Transcribe the listing that follows in full, omitting pictures.

# # # #

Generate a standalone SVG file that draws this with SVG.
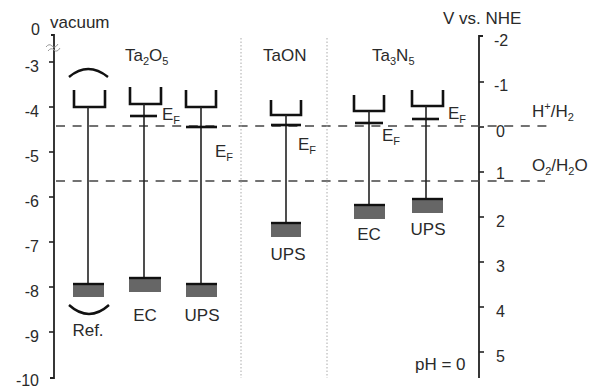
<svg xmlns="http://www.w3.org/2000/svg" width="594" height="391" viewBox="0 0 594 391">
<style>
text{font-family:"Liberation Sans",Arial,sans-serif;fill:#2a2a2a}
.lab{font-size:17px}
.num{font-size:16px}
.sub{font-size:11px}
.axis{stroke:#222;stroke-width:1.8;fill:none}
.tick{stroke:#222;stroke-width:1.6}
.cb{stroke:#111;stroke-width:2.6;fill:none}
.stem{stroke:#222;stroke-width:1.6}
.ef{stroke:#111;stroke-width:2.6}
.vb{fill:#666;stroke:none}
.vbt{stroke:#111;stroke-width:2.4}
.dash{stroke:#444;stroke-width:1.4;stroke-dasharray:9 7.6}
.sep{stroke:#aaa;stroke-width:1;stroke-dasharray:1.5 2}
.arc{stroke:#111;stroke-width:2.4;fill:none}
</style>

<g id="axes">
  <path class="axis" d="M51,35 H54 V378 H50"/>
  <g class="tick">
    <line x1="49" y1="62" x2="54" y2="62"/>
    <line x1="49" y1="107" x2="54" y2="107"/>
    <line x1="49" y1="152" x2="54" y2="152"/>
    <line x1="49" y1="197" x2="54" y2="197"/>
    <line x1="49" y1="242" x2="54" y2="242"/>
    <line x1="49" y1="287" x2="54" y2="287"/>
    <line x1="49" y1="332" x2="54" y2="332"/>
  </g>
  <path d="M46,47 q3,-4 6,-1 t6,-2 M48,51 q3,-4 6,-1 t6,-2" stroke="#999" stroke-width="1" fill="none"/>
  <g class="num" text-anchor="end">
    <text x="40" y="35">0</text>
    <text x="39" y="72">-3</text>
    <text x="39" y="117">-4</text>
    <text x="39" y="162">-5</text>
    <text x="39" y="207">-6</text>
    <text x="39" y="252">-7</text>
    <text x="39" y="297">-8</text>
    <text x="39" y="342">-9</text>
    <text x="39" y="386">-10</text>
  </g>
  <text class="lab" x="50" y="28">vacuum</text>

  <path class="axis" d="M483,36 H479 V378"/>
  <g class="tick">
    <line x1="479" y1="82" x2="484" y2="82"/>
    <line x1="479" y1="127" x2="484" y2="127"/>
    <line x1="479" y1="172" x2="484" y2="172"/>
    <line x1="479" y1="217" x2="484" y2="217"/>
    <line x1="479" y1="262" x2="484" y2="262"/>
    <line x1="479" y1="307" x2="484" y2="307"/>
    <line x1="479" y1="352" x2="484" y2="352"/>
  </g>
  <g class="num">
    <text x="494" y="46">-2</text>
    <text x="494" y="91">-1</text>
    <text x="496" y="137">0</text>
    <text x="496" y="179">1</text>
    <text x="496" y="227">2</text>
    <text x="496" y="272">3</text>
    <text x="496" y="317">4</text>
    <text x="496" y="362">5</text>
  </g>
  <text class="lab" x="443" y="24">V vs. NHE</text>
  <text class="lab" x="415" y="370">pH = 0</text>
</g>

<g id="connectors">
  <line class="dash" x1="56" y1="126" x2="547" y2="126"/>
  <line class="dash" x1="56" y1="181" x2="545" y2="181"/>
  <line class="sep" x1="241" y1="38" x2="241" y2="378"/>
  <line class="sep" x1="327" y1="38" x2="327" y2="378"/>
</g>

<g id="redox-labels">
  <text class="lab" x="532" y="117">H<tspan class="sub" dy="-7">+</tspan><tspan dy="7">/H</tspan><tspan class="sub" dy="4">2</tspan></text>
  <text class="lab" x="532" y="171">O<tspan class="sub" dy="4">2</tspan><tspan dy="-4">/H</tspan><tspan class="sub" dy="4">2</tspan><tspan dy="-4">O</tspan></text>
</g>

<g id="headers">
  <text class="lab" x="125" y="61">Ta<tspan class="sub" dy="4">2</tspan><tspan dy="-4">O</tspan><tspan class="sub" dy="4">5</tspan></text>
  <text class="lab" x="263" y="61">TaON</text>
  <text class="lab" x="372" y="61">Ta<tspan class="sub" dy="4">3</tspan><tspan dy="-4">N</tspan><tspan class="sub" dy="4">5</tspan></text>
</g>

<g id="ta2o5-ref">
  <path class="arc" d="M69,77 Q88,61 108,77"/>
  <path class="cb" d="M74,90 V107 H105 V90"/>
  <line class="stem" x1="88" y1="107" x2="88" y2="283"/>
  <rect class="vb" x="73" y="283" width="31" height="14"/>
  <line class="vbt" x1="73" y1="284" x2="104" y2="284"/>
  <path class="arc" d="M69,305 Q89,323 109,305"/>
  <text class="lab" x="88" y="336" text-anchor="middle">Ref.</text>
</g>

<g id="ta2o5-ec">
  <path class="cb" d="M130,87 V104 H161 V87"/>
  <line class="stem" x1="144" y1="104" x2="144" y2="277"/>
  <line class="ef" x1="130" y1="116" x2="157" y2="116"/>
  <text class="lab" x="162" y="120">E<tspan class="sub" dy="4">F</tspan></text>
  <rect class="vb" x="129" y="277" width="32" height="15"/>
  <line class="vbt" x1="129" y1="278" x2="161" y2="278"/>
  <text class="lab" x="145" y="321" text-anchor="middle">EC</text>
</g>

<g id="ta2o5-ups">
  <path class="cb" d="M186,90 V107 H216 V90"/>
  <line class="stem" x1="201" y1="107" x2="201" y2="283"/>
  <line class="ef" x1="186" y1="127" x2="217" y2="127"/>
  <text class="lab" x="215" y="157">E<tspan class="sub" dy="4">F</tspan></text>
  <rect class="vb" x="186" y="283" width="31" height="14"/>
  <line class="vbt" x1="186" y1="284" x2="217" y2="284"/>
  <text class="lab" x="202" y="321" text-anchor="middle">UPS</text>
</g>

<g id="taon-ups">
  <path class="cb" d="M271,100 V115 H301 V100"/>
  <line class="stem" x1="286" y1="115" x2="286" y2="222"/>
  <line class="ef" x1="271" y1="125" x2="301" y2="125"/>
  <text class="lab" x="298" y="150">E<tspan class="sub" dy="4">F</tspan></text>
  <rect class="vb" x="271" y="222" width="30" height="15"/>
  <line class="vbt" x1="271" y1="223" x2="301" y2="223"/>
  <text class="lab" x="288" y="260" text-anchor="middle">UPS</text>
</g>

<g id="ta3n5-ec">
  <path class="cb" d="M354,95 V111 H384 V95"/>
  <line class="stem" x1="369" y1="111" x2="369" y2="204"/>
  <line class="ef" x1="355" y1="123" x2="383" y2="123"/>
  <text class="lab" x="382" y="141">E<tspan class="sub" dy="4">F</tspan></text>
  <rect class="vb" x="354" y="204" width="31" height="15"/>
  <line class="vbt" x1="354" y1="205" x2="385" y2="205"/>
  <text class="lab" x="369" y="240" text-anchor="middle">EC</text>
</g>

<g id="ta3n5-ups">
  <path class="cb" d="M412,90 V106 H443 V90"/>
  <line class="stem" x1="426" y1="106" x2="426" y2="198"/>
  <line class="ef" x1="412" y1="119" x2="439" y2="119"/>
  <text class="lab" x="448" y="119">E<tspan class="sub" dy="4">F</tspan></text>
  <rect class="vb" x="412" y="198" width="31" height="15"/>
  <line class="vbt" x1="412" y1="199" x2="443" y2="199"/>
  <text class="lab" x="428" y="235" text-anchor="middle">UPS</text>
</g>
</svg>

# # # #

◆ **CORRECT OUTPUT**:
Generate a standalone SVG file that draws this with SVG.
<svg xmlns="http://www.w3.org/2000/svg" width="594" height="391" viewBox="0 0 594 391">
<style>
text{font-family:"Liberation Sans",Arial,sans-serif;fill:#2a2a2a}
.lab{font-size:17px}
.num{font-size:16px}
.sub{font-size:11px}
.axis{stroke:#222;stroke-width:1.8;fill:none}
.tick{stroke:#222;stroke-width:1.6}
.cb{stroke:#111;stroke-width:2.6;fill:none}
.stem{stroke:#222;stroke-width:1.6}
.ef{stroke:#111;stroke-width:2.6}
.vb{fill:#666;stroke:none}
.vbt{stroke:#111;stroke-width:2.4}
.dash{stroke:#444;stroke-width:1.4;stroke-dasharray:9 7.6}
.sep{stroke:#aaa;stroke-width:1;stroke-dasharray:1.5 2}
.arc{stroke:#111;stroke-width:2.4;fill:none}
</style>

<g id="axes">
  <path class="axis" d="M51,35 H54 V378 H50"/>
  <g class="tick">
    <line x1="49" y1="62" x2="54" y2="62"/>
    <line x1="49" y1="107" x2="54" y2="107"/>
    <line x1="49" y1="152" x2="54" y2="152"/>
    <line x1="49" y1="197" x2="54" y2="197"/>
    <line x1="49" y1="242" x2="54" y2="242"/>
    <line x1="49" y1="287" x2="54" y2="287"/>
    <line x1="49" y1="332" x2="54" y2="332"/>
  </g>
  <path d="M46,47 q3,-4 6,-1 t6,-2 M48,51 q3,-4 6,-1 t6,-2" stroke="#999" stroke-width="1" fill="none"/>
  <g class="num" text-anchor="end">
    <text x="40" y="35">0</text>
    <text x="39" y="72">-3</text>
    <text x="39" y="117">-4</text>
    <text x="39" y="162">-5</text>
    <text x="39" y="207">-6</text>
    <text x="39" y="252">-7</text>
    <text x="39" y="297">-8</text>
    <text x="39" y="342">-9</text>
    <text x="39" y="386">-10</text>
  </g>
  <text class="lab" x="50" y="28">vacuum</text>

  <path class="axis" d="M483,36 H479 V378"/>
  <g class="tick">
    <line x1="479" y1="82" x2="484" y2="82"/>
    <line x1="479" y1="127" x2="484" y2="127"/>
    <line x1="479" y1="172" x2="484" y2="172"/>
    <line x1="479" y1="217" x2="484" y2="217"/>
    <line x1="479" y1="262" x2="484" y2="262"/>
    <line x1="479" y1="307" x2="484" y2="307"/>
    <line x1="479" y1="352" x2="484" y2="352"/>
  </g>
  <g class="num">
    <text x="494" y="46">-2</text>
    <text x="494" y="91">-1</text>
    <text x="496" y="137">0</text>
    <text x="496" y="179">1</text>
    <text x="496" y="227">2</text>
    <text x="496" y="272">3</text>
    <text x="496" y="317">4</text>
    <text x="496" y="362">5</text>
  </g>
  <text class="lab" x="443" y="24">V vs. NHE</text>
  <text class="lab" x="415" y="370">pH = 0</text>
</g>

<g id="connectors">
  <line class="dash" x1="56" y1="126" x2="547" y2="126"/>
  <line class="dash" x1="56" y1="181" x2="545" y2="181"/>
  <line class="sep" x1="241" y1="38" x2="241" y2="378"/>
  <line class="sep" x1="327" y1="38" x2="327" y2="378"/>
</g>

<g id="redox-labels">
  <text class="lab" x="532" y="117">H<tspan class="sub" dy="-7">+</tspan><tspan dy="7">/H</tspan><tspan class="sub" dy="4">2</tspan></text>
  <text class="lab" x="532" y="171">O<tspan class="sub" dy="4">2</tspan><tspan dy="-4">/H</tspan><tspan class="sub" dy="4">2</tspan><tspan dy="-4">O</tspan></text>
</g>

<g id="headers">
  <text class="lab" x="125" y="61">Ta<tspan class="sub" dy="4">2</tspan><tspan dy="-4">O</tspan><tspan class="sub" dy="4">5</tspan></text>
  <text class="lab" x="263" y="61">TaON</text>
  <text class="lab" x="372" y="61">Ta<tspan class="sub" dy="4">3</tspan><tspan dy="-4">N</tspan><tspan class="sub" dy="4">5</tspan></text>
</g>

<g id="ta2o5-ref">
  <path class="arc" d="M69,77 Q88,61 108,77"/>
  <path class="cb" d="M74,90 V107 H105 V90"/>
  <line class="stem" x1="88" y1="107" x2="88" y2="283"/>
  <rect class="vb" x="73" y="283" width="31" height="14"/>
  <line class="vbt" x1="73" y1="284" x2="104" y2="284"/>
  <path class="arc" d="M69,305 Q89,323 109,305"/>
  <text class="lab" x="88" y="336" text-anchor="middle">Ref.</text>
</g>

<g id="ta2o5-ec">
  <path class="cb" d="M130,87 V104 H161 V87"/>
  <line class="stem" x1="144" y1="104" x2="144" y2="277"/>
  <line class="ef" x1="130" y1="116" x2="157" y2="116"/>
  <text class="lab" x="162" y="120">E<tspan class="sub" dy="4">F</tspan></text>
  <rect class="vb" x="129" y="277" width="32" height="15"/>
  <line class="vbt" x1="129" y1="278" x2="161" y2="278"/>
  <text class="lab" x="145" y="321" text-anchor="middle">EC</text>
</g>

<g id="ta2o5-ups">
  <path class="cb" d="M186,90 V107 H216 V90"/>
  <line class="stem" x1="201" y1="107" x2="201" y2="283"/>
  <line class="ef" x1="186" y1="127" x2="217" y2="127"/>
  <text class="lab" x="215" y="157">E<tspan class="sub" dy="4">F</tspan></text>
  <rect class="vb" x="186" y="283" width="31" height="14"/>
  <line class="vbt" x1="186" y1="284" x2="217" y2="284"/>
  <text class="lab" x="202" y="321" text-anchor="middle">UPS</text>
</g>

<g id="taon-ups">
  <path class="cb" d="M271,100 V115 H301 V100"/>
  <line class="stem" x1="286" y1="115" x2="286" y2="222"/>
  <line class="ef" x1="271" y1="125" x2="301" y2="125"/>
  <text class="lab" x="298" y="150">E<tspan class="sub" dy="4">F</tspan></text>
  <rect class="vb" x="271" y="222" width="30" height="15"/>
  <line class="vbt" x1="271" y1="223" x2="301" y2="223"/>
  <text class="lab" x="288" y="260" text-anchor="middle">UPS</text>
</g>

<g id="ta3n5-ec">
  <path class="cb" d="M354,95 V111 H384 V95"/>
  <line class="stem" x1="369" y1="111" x2="369" y2="204"/>
  <line class="ef" x1="355" y1="123" x2="383" y2="123"/>
  <text class="lab" x="382" y="141">E<tspan class="sub" dy="4">F</tspan></text>
  <rect class="vb" x="354" y="204" width="31" height="15"/>
  <line class="vbt" x1="354" y1="205" x2="385" y2="205"/>
  <text class="lab" x="369" y="240" text-anchor="middle">EC</text>
</g>

<g id="ta3n5-ups">
  <path class="cb" d="M412,90 V106 H443 V90"/>
  <line class="stem" x1="426" y1="106" x2="426" y2="198"/>
  <line class="ef" x1="412" y1="119" x2="439" y2="119"/>
  <text class="lab" x="448" y="119">E<tspan class="sub" dy="4">F</tspan></text>
  <rect class="vb" x="412" y="198" width="31" height="15"/>
  <line class="vbt" x1="412" y1="199" x2="443" y2="199"/>
  <text class="lab" x="428" y="235" text-anchor="middle">UPS</text>
</g>
</svg>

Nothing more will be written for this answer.